# Winter Layering For Mid Weight Jersey



## dwl (Mar 4, 2012)

I'm looking for layering recommendations to ride(commute) at night at 30 to 20 degrees underneath this: Altura
I'm trying to reduce my apparel bulk in this temp range. I already have on order from their outlet store the Assos skinfoil for winter and winter+. Now i'm $210 lighter in the wallet.:cryin: I'm thinking about going with Gore Windstopper base layer, either ss or vest as the next to skin layer and skinfoil(winter or winter+ depending on temp) as a mid layer. FYI I went one size up on Altura NV peloton Jersey(both colors). I went with my regular size on the skinfoil since they're somewhat 'stretchy'. And I'd go a size up on the Gore WS if I go this route.

Do you have any other recommendations on a next to skin baselayer? The only requirements is that it has to be thin and windproof. Oh...I will be riding at full speed hence the reason for the windproof baselayer and definitely want the Altura jersey as the top layer, so gilets or other outer garments are verboden. ...unless it's below the above mentioned temp or the heavens open up.


----------



## MMsRepBike (Apr 1, 2014)

When it's cold I use merino wool exclusively as a baselayer. It's the only thing that'll keep me warm when sweaty. Synthetic baselayers rely on being able to move the moisture away to be evaporated. That just doesn't happen, I will sweat and it will soak through and I need to stay warm. So under the tights goes Defeet kneekers and on top goes a long sleeve merino wool baselayer. When it's really cold I put on two merino baselayers and a thick Assos jacket over them. I completely gave up on synthetic baselayers for the cold and I won't ever look back. When it's warm though, that's all I will wear is a synthetic. And of course cotton has no place in athletics. The Assos jacket is a 851 Airblock one by the way, that's where the windstopping comes from.


----------



## dwl (Mar 4, 2012)

Synthetic baselayers rely on being able to move the moisture away to be evaporated. That just doesn't happen, I will sweat and it will soak through and I need to stay warm.

I'm under the same impression for the most part, but the Gore baselayer might work for me.Gore Windstopper Base Layer | RKP


----------



## robt57 (Jul 23, 2011)

Agree Merlino Wool. I have a Kucharik that it need to be 35^ or lower for me to even wear if I am going to do any work/watts. I don't know if I agree the wool over a syn layer is bad, that actually works for me with the Kucharik.


----------



## dwl (Mar 4, 2012)

robt57 said:


> I don't know if I agree the wool over a syn layer is bad, that actually works for me with the Kucharik.
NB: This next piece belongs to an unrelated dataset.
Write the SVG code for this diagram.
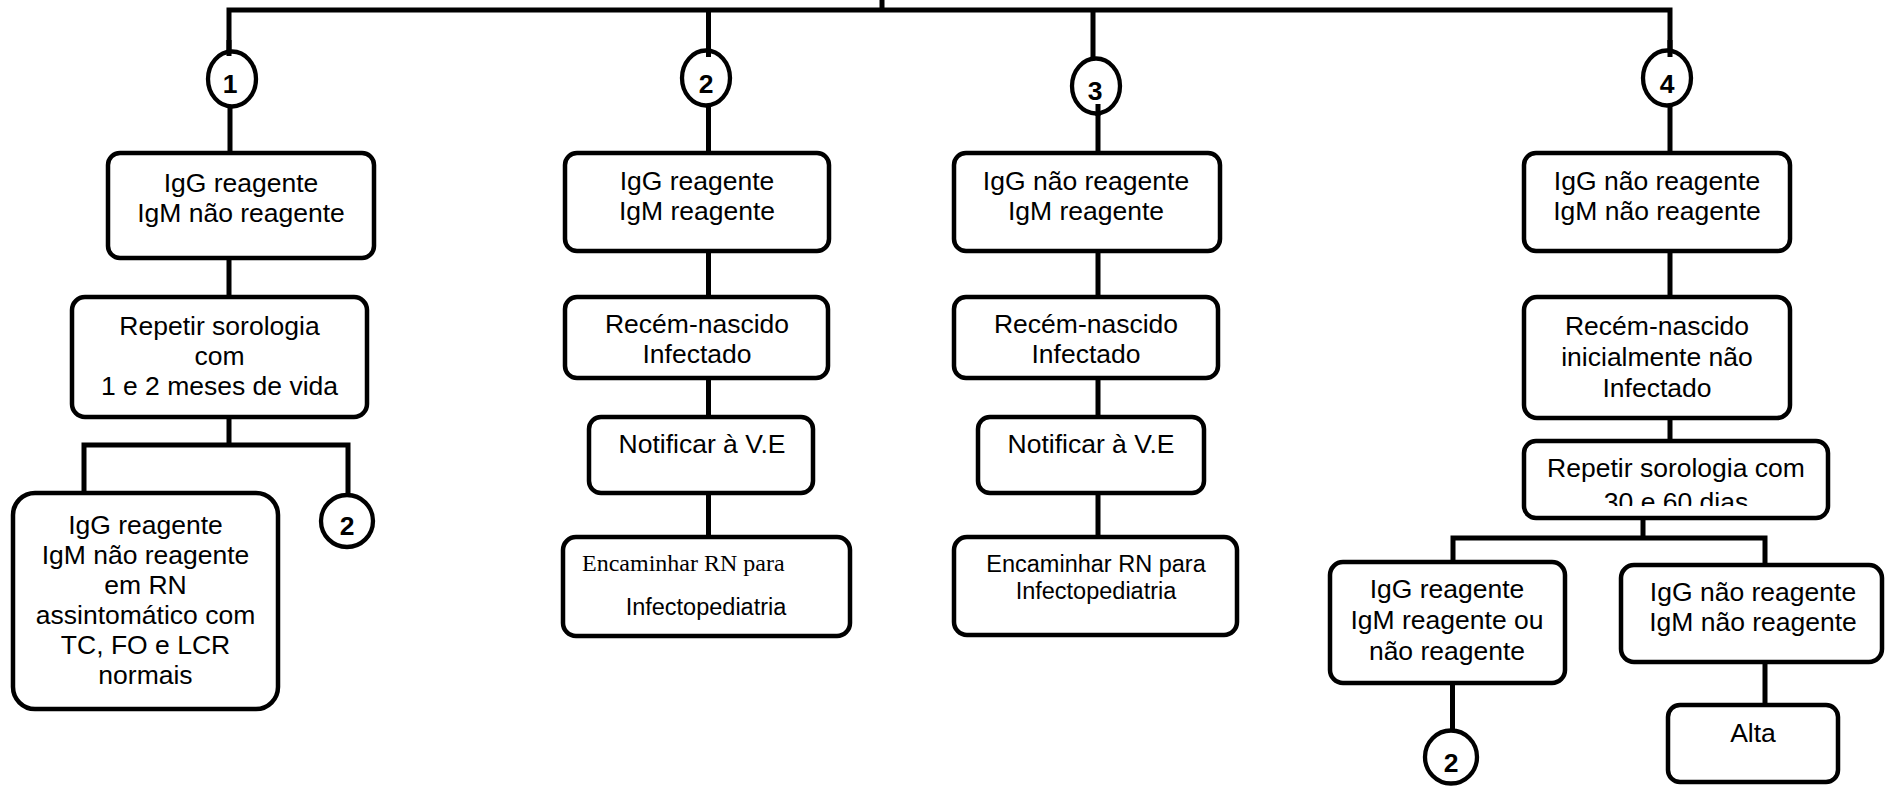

I have Craft Active Extreme and Assos skinfoil(spring/fall) synthetics and work very well to move moisture away from skin

On the other hand I've had/heard of a lot of synthetics that behave like MMsRepBike says. Merino is usually the best option, but when you're lacking real estate in your sleaves, a thin synthetic like skinfoil is a better option.


----------



## robt57 (Jul 23, 2011)

I think I'd like a silk long sleeve shirt or jersey under my wool long sleeve. @ 30^ lees so. I use a long sleeve PI jersey cause I have a few of that I bet are a lot cheaper than a silk layer if I could find long enough. 

The wool I have is about as soft as they come, and I still like a silky layer on my skin for when the perspiration needs to get away from the skin...

I have hiked in the wool too, and again it seems like for me it has to be 35^ or less or I wear out zippers adjusting venting too much. Just one opinion/experience.


----------



## Alfonsina (Aug 26, 2012)

Costco's paradox baselayer is really great value, not so much merino (11%) but light as a feather, wicks nicely and you could double up for 20's.


----------



## looigi (Nov 24, 2010)

One thing I find makes a huge difference is to put a wind-blocking vest over a wind-blocking jacket. I use a Gore Phantom II jacket and below ~35F I put a vest over it. Both have fully permeable backs. Over the years I used a similar principle riding motorcycles in cold weather, and even in some snowstorms, adding a relatively thin rain jacket over an already water and wind resistant riding suit in the coldest weather.


----------